In a gutsy move, the band next tackles a cover. Their choice is nothing if not unusual: Los Lobos reaches into the Garcia/Hunter songbook and comes out with late-late-late period song from 1987’s In the Dark. The Grateful Dead‘s “West L.A. Fadeaway” doesn’t rank among that group’s finest works, but in Los Lobos’ capable hands, two amazing and unexpected things happen. One, the song is played straight, not as some excuse to engage in endless, pointless noodlesome jamwankery. That itself would be enough. But the band manages a further feat: they make the song Not Suck. Impressive; they find the melody and the groove in the song.
From its title one can tell that “The Lady and the Rose” is a story-song. But it’s quite a succinct one; Los Lobos’ David Hidalgo and Louie Pérez are adept at working a narrative into the space of a four-minute pop song. That the a melody is vaguely reminiscent of Neil Young‘s “Ohio” may serve as a message to the listener’s subconscious to pay attention to the lyrics. All that said, it’s a love song.

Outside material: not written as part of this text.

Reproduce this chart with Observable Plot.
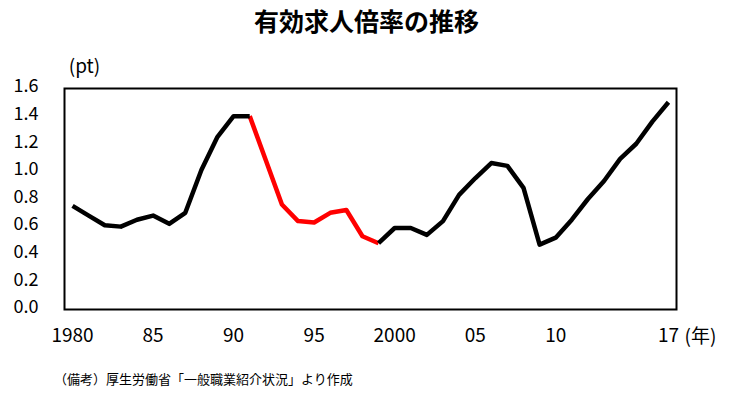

“Mujer Ingrata” is the second Spanish language track on Tin Can Trust, and here Los Lobos plays it straight and traditional. For anyone who remembers and enjoyed their 1988 outing La Pistola y el Corazón, this will be a welcome track. Few bands could successfully maneuver a genre left-turn like this on an album, but Los Lobos’ credibility is such that they can do so.

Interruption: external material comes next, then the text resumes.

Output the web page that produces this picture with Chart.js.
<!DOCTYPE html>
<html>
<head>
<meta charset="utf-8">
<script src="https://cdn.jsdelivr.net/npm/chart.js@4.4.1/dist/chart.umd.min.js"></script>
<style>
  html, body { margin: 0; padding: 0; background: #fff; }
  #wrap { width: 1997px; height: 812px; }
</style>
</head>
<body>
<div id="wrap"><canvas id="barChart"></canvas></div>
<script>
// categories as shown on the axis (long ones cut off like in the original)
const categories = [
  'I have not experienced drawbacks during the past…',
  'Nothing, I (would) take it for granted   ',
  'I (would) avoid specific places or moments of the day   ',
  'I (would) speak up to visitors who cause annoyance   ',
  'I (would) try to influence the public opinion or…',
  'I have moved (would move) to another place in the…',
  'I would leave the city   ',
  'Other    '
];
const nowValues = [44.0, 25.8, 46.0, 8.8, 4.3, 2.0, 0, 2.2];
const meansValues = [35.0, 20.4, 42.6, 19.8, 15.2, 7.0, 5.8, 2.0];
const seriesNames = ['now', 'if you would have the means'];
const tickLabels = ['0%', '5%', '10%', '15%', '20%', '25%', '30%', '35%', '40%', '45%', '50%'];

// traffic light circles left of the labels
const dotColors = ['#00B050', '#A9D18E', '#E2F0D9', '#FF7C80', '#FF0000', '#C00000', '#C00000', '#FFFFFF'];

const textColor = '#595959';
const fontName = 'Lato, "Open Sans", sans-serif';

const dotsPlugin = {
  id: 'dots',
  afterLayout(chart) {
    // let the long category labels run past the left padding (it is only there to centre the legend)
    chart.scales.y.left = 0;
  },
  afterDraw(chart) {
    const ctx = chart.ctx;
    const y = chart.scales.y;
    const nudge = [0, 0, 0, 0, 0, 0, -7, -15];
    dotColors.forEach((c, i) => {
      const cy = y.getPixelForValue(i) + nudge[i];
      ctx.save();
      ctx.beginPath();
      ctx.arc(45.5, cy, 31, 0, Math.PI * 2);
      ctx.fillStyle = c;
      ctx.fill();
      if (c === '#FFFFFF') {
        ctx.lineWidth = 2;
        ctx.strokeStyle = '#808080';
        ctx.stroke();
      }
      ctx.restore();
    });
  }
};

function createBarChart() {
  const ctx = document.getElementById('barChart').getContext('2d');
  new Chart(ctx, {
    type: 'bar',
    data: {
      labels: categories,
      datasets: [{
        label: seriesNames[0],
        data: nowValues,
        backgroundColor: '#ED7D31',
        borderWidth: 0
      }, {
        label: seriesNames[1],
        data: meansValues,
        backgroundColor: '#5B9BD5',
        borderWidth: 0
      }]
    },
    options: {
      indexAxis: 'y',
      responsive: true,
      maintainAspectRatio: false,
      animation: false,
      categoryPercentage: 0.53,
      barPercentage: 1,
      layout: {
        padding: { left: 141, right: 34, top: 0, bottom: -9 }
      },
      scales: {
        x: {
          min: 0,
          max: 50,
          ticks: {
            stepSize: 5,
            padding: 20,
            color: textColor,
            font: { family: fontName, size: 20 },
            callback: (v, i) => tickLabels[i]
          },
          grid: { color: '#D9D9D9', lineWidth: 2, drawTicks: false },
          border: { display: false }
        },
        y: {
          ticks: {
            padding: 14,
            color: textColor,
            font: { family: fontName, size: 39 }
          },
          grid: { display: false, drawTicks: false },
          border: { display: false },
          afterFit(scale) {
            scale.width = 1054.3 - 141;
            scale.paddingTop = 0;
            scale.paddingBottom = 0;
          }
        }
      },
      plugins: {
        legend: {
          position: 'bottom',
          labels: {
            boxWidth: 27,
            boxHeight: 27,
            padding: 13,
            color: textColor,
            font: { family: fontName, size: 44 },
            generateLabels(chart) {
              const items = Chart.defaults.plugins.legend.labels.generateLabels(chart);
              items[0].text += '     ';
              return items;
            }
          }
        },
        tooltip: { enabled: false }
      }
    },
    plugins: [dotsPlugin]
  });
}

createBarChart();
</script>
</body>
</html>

The album wraps up with “27 Spanishes” a song that is a distant lyrical cousin to Neil Young’s “Cortez the Killer.” But what starts out as a forebodingly serious song develops into something quite humorous in its denouement. And the bluesy thump of the arrangement is a fitting bookend to a near-perfect album. Los Lobos’ Tin Can Trust is a serious contender for this reviewer’s best of 2010.